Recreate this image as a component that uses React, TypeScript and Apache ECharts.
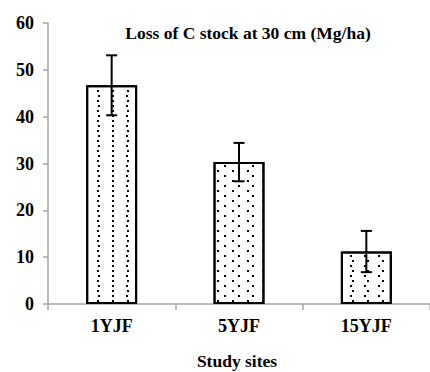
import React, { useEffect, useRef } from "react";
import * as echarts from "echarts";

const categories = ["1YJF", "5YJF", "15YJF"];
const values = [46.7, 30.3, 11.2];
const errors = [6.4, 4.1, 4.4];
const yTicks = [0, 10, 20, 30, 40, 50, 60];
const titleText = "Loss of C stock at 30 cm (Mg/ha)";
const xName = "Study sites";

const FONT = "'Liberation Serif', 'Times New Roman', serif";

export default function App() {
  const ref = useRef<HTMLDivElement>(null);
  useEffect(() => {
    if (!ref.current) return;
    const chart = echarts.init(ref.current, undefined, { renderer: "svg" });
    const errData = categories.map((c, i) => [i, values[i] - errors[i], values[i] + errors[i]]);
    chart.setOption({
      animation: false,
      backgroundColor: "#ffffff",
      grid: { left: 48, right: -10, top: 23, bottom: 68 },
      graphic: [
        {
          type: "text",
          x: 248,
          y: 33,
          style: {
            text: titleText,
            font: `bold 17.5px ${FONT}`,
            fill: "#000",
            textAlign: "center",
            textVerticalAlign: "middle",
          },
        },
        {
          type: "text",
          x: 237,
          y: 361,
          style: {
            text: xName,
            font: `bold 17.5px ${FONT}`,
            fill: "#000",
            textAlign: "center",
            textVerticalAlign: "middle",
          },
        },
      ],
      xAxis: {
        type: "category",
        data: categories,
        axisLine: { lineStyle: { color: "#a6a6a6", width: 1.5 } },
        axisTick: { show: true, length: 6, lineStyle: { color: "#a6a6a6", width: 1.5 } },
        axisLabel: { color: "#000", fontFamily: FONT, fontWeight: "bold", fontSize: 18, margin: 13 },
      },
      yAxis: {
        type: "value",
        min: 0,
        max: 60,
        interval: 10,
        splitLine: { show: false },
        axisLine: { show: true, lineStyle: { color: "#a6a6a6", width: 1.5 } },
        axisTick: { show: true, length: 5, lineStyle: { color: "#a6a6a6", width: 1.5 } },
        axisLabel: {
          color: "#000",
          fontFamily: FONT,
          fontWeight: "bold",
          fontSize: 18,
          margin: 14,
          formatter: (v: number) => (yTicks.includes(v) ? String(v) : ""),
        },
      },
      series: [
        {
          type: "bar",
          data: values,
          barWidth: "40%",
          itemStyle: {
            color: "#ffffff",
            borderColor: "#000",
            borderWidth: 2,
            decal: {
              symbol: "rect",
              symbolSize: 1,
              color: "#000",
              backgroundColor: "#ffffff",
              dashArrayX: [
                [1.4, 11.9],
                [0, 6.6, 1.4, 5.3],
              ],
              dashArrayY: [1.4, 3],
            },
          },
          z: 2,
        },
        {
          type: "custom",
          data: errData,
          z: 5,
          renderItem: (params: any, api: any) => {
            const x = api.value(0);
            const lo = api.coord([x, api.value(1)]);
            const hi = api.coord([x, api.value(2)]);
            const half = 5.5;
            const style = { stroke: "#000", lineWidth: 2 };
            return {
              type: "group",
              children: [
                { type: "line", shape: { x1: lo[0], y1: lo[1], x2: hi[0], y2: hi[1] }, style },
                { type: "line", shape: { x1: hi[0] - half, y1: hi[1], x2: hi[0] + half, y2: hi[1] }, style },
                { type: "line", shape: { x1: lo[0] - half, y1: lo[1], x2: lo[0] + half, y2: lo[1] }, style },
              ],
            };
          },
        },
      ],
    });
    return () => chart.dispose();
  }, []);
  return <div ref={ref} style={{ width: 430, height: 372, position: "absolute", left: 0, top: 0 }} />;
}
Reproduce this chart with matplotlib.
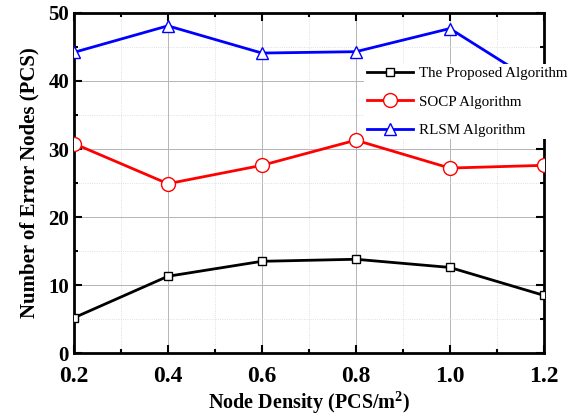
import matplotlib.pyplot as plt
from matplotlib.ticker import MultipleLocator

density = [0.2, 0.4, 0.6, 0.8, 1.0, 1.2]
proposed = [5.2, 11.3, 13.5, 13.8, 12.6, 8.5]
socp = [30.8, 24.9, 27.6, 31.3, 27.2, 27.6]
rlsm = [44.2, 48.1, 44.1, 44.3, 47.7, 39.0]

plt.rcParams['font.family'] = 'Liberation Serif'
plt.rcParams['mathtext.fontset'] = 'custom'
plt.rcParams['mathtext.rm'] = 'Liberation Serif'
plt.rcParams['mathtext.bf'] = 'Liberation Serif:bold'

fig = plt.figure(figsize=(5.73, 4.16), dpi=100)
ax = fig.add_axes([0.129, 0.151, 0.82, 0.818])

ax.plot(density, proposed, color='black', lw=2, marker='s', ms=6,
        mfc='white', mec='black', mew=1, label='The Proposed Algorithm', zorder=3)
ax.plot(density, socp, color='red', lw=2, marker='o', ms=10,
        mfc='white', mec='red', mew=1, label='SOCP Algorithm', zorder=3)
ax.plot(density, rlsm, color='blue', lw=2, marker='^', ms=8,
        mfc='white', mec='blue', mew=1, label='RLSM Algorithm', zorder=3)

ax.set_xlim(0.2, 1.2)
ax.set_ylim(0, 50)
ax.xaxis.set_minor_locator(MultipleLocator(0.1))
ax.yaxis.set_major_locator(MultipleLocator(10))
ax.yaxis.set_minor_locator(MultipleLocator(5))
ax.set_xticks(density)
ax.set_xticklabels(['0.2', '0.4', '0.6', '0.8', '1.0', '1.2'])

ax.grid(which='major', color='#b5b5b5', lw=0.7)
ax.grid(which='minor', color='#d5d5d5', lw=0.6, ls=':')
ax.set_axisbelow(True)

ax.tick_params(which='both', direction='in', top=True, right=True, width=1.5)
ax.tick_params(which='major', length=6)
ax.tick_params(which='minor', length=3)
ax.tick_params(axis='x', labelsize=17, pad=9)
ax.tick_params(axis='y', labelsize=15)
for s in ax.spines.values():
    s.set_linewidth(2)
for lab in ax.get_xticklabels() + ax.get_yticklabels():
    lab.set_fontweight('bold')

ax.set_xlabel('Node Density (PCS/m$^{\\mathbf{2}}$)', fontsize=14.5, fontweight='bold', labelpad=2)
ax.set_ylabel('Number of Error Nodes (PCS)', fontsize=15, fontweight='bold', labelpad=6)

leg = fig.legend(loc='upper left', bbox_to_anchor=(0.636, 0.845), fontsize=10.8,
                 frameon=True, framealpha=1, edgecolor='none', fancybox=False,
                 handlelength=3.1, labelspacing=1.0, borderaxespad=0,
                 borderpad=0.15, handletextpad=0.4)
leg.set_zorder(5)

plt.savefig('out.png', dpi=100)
━━━
Directions for this task
Using the entries above, repeat exactly the lines from the one with "Reproduce this chart with matplotlib." to the one with "ax = fig.add_axes([0.129, 0.151, 0.82, 0.818])", both included, and leave the pictures behind.

Solution for this task
Reproduce this chart with matplotlib.
import matplotlib.pyplot as plt
from matplotlib.ticker import MultipleLocator

density = [0.2, 0.4, 0.6, 0.8, 1.0, 1.2]
proposed = [5.2, 11.3, 13.5, 13.8, 12.6, 8.5]
socp = [30.8, 24.9, 27.6, 31.3, 27.2, 27.6]
rlsm = [44.2, 48.1, 44.1, 44.3, 47.7, 39.0]

plt.rcParams['font.family'] = 'Liberation Serif'
plt.rcParams['mathtext.fontset'] = 'custom'
plt.rcParams['mathtext.rm'] = 'Liberation Serif'
plt.rcParams['mathtext.bf'] = 'Liberation Serif:bold'

fig = plt.figure(figsize=(5.73, 4.16), dpi=100)
ax = fig.add_axes([0.129, 0.151, 0.82, 0.818])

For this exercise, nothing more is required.